»»
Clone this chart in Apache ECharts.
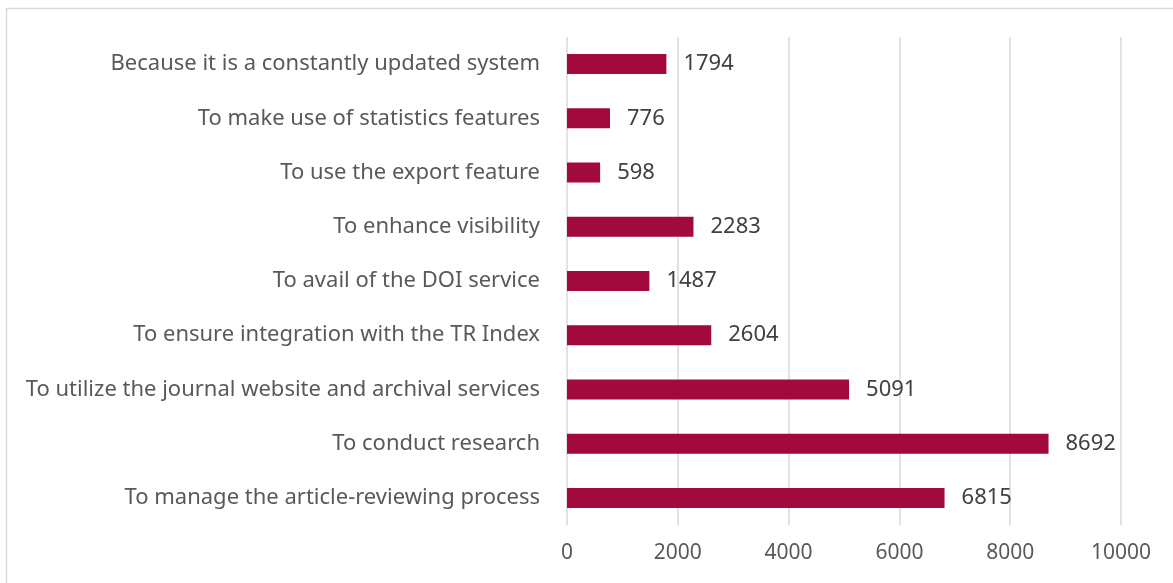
<!DOCTYPE html>
<html>
<head>
<meta charset="utf-8">
<script src="https://cdn.jsdelivr.net/npm/echarts@6/dist/echarts.min.js"></script>
<style>
  html, body { margin: 0; padding: 0; background: #fff; }
  #chart { width: 1173px; height: 583px; }
</style>
</head>
<body>
<div id="chart"></div>
<script>
// categories, listed top to bottom
const reasons = [
  'Because it is a constantly updated system',
  'To make use of statistics features',
  'To use the export feature',
  'To enhance visibility',
  'To avail of the DOI service',
  'To ensure integration with the TR Index',
  'To utilize the journal website and archival services',
  'To conduct research',
  'To manage the article-reviewing process'
];
const counts = [1794, 776, 598, 2283, 1487, 2604, 5091, 8692, 6815];
const xTicks = [0, 2000, 4000, 6000, 8000, 10000];

let myChart = echarts.init(document.getElementById('chart'));
let font = '"Noto Sans", "Open Sans", sans-serif';

let option = {
  animation: false,
  textStyle: { fontFamily: font },
  graphic: [{
    // outer frame of the chart area
    type: 'rect',
    shape: { x: 6.5, y: 8.5, width: 1200, height: 600 },
    style: { fill: 'none', stroke: '#d9d9d9', lineWidth: 1.5 }
  }],
  grid: { left: 567, right: 52, top: 37, bottom: 58 },
  xAxis: {
    type: 'value',
    min: xTicks[0],
    max: xTicks[xTicks.length - 1],
    interval: 2000,
    axisLine: { show: false },
    axisTick: { show: false },
    splitLine: { lineStyle: { color: '#d9d9d9', width: 1.5 } },
    axisLabel: {
      color: '#595959', fontSize: 21, margin: 18, fontFamily: font,
      formatter: function (v) { return String(v) }
    }
  },
  yAxis: {
    type: 'category',
    inverse: true,
    data: reasons,
    axisLine: { show: false },
    axisTick: { show: false },
    axisLabel: { color: '#595959', fontSize: 22, margin: 27, fontFamily: font }
  },
  series: [{
    type: 'bar',
    data: counts,
    barWidth: 20,
    itemStyle: { color: '#a20a3d' },
    label: {
      show: true,
      position: 'right',
      distance: 17,
      color: '#404040',
      fontSize: 22,
      fontFamily: font
    }
  }]
};
myChart.setOption(option);
window.addEventListener('resize', function () { myChart.resize() });
</script>
</body>
</html>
««
• GOAL:
All of the material above should be reproduced exactly, except the pictures.

• THE ANSWER:
Clone this chart in Apache ECharts.
<!DOCTYPE html>
<html>
<head>
<meta charset="utf-8">
<script src="https://cdn.jsdelivr.net/npm/echarts@6/dist/echarts.min.js"></script>
<style>
  html, body { margin: 0; padding: 0; background: #fff; }
  #chart { width: 1173px; height: 583px; }
</style>
</head>
<body>
<div id="chart"></div>
<script>
// categories, listed top to bottom
const reasons = [
  'Because it is a constantly updated system',
  'To make use of statistics features',
  'To use the export feature',
  'To enhance visibility',
  'To avail of the DOI service',
  'To ensure integration with the TR Index',
  'To utilize the journal website and archival services',
  'To conduct research',
  'To manage the article-reviewing process'
];
const counts = [1794, 776, 598, 2283, 1487, 2604, 5091, 8692, 6815];
const xTicks = [0, 2000, 4000, 6000, 8000, 10000];

let myChart = echarts.init(document.getElementById('chart'));
let font = '"Noto Sans", "Open Sans", sans-serif';

let option = {
  animation: false,
  textStyle: { fontFamily: font },
  graphic: [{
    // outer frame of the chart area
    type: 'rect',
    shape: { x: 6.5, y: 8.5, width: 1200, height: 600 },
    style: { fill: 'none', stroke: '#d9d9d9', lineWidth: 1.5 }
  }],
  grid: { left: 567, right: 52, top: 37, bottom: 58 },
  xAxis: {
    type: 'value',
    min: xTicks[0],
    max: xTicks[xTicks.length - 1],
    interval: 2000,
    axisLine: { show: false },
    axisTick: { show: false },
    splitLine: { lineStyle: { color: '#d9d9d9', width: 1.5 } },
    axisLabel: {
      color: '#595959', fontSize: 21, margin: 18, fontFamily: font,
      formatter: function (v) { return String(v) }
    }
  },
  yAxis: {
    type: 'category',
    inverse: true,
    data: reasons,
    axisLine: { show: false },
    axisTick: { show: false },
    axisLabel: { color: '#595959', fontSize: 22, margin: 27, fontFamily: font }
  },
  series: [{
    type: 'bar',
    data: counts,
    barWidth: 20,
    itemStyle: { color: '#a20a3d' },
    label: {
      show: true,
      position: 'right',
      distance: 17,
      color: '#404040',
      fontSize: 22,
      fontFamily: font
    }
  }]
};
myChart.setOption(option);
window.addEventListener('resize', function () { myChart.resize() });
</script>
</body>
</html>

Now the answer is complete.